| STATED EXERCISE |
Select and copy out every line in the records containing "that".

## BEGIN RECORDS FOR THIS TASK

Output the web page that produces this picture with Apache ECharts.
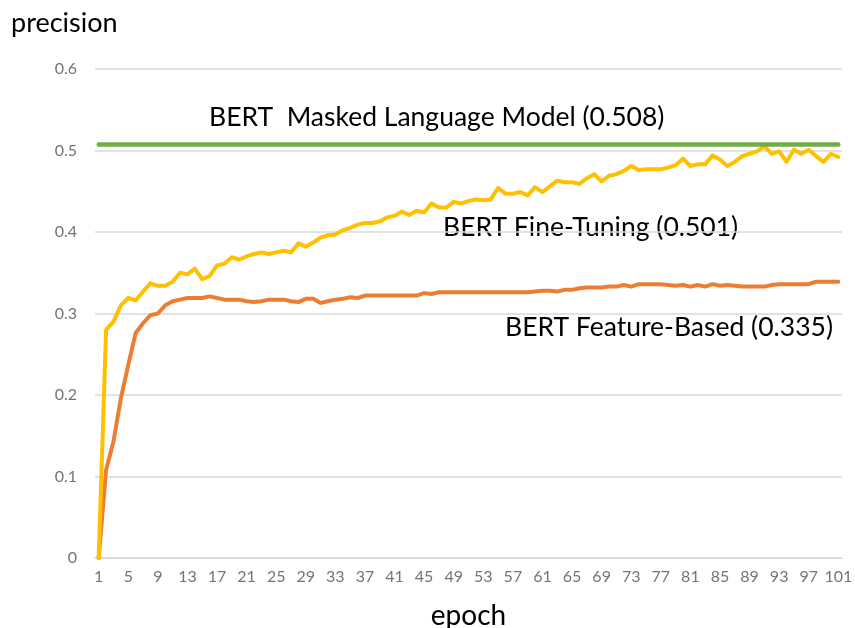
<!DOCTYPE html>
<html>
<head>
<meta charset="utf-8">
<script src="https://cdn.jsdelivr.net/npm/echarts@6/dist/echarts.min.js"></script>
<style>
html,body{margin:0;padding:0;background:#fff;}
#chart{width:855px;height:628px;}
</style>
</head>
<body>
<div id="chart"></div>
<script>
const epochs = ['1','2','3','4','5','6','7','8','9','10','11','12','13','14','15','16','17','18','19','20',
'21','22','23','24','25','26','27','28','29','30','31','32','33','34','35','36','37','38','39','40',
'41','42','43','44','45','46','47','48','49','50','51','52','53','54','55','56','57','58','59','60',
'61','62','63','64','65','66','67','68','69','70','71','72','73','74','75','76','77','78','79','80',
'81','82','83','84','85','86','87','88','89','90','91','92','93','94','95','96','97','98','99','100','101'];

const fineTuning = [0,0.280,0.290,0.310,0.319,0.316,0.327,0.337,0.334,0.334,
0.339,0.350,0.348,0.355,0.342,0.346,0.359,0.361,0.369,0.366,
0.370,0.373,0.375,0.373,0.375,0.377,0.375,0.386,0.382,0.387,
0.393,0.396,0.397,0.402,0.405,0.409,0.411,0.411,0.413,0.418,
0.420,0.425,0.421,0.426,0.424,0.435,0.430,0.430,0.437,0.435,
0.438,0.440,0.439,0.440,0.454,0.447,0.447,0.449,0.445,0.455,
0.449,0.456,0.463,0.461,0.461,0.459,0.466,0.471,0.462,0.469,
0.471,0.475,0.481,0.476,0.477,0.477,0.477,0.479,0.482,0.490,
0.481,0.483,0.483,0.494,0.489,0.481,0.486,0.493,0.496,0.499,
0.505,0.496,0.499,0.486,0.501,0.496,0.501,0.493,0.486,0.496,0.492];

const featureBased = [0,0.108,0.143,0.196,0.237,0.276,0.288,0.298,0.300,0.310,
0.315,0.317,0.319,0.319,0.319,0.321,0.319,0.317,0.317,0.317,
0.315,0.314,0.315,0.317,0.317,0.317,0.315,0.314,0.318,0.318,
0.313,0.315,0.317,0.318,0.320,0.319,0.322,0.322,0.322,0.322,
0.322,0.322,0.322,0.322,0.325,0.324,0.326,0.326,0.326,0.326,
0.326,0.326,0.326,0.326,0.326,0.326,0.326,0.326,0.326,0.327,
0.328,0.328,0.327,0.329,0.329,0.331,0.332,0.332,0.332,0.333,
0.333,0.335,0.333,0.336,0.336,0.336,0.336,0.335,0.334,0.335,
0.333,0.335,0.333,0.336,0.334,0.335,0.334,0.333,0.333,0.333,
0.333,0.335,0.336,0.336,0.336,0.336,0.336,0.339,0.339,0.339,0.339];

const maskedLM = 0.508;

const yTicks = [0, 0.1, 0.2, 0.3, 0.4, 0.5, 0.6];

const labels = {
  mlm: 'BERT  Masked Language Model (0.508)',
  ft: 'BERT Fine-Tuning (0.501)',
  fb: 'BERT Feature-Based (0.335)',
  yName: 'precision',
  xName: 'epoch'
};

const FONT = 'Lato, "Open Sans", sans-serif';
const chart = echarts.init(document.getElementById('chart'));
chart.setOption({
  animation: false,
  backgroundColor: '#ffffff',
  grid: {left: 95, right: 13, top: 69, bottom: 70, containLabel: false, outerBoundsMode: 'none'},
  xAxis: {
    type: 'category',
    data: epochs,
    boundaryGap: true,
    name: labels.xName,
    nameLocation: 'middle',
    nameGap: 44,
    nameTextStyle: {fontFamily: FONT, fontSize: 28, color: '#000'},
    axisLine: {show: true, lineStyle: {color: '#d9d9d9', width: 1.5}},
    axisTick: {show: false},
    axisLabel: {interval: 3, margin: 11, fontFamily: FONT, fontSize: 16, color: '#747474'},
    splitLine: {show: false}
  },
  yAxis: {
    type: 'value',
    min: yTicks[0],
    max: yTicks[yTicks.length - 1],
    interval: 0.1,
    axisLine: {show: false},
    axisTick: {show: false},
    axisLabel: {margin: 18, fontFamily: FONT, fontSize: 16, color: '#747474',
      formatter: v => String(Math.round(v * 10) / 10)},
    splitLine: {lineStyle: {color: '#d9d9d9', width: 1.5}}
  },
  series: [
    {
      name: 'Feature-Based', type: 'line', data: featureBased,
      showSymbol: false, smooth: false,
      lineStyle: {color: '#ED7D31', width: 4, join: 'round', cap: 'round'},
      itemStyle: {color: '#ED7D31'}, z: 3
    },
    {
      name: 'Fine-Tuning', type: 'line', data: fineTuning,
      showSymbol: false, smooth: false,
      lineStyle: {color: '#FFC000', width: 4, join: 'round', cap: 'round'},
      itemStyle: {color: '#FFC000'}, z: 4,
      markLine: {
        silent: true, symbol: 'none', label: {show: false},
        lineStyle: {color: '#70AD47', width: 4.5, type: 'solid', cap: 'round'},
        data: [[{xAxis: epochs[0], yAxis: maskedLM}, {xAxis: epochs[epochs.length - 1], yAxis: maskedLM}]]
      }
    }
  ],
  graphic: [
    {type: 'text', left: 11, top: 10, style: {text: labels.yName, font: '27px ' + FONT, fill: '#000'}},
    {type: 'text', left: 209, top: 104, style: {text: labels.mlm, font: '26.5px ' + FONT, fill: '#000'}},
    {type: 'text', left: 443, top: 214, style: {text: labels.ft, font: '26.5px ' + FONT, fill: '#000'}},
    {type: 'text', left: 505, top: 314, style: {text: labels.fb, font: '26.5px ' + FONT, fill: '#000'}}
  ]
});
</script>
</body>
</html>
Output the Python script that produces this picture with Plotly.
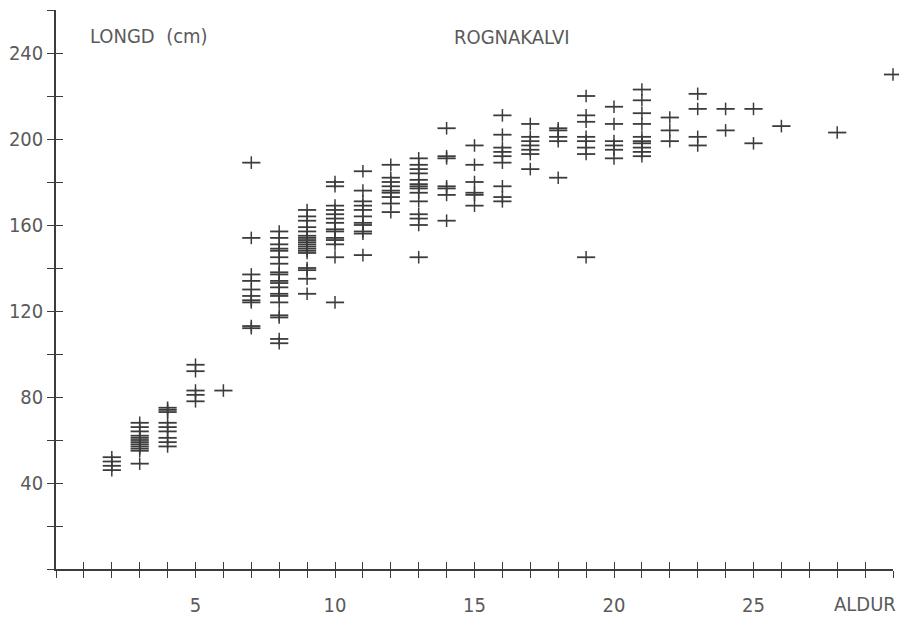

## END RECORDS FOR THIS TASK

| FULL OUTPUT |
Output the web page that produces this picture with Apache ECharts.
Output the Python script that produces this picture with Plotly.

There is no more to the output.